Pero no llegaron bailando chachachá. Llegaron bailando al ritmo que les impone el radicalismo verbal de Donald Trump. El fenómeno político que ha desatado este millonario está obligando a los políticos profesionales a asumir posiciones extremistas, pues de no hacerlo así, perderían la atención del electorado. Trump sepultó cualquier viso de moderación política en el campo republicano.

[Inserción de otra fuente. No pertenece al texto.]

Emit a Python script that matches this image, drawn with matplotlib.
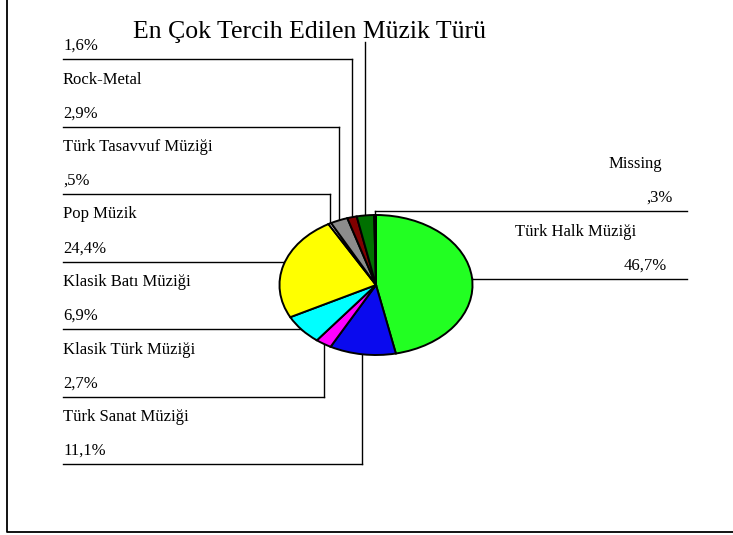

Pocas veces, quizá nunca antes, México ha aparecido de manera tan reiterada en un debate presidencial norteamericano. Esto obedece a la acción del magnate neoyorquino. Los demás candidatos han caído en su juego y ahora no pueden dejar de pronunciarse sobre asuntos mexicanos. En el debate que transmitió Fox News surgieron referencias a la corrupción en México, a la fuga del Chapo, a la forma como estamos contaminándolos con delincuentes que cruzan la frontera y a la necesidad, ahora aceptada por todos los candidatos, de construir un enorme muro divisorio. Curiosamente, el único que tuvo alguna palabra amable hacia México, aunque llena de sarcasmo, fue el mismo Trump, al decir que el gobierno de nuestro país era más inteligente que el de Estados Unidos pues se deshacía de sus ciudadanos más indeseables, enviándolos como indocumentados al país del norte.

No es conveniente a los intereses de México descalificar a Trump por la vía fácil de tildarlo de loco, fanático o irresponsable. Es cierto que este millonario no conoce límites para sus afirmaciones. La más famosa de ellas ahora, la que dedicó a la moderadora del debate, Megyn Kelly, respecto a sus ciclos menstruales. A los mexicanos debe preocuparnos que Trump está explotando una fibra sensible en el electorado conservador de su país: la percepción negativa que existe sobre México.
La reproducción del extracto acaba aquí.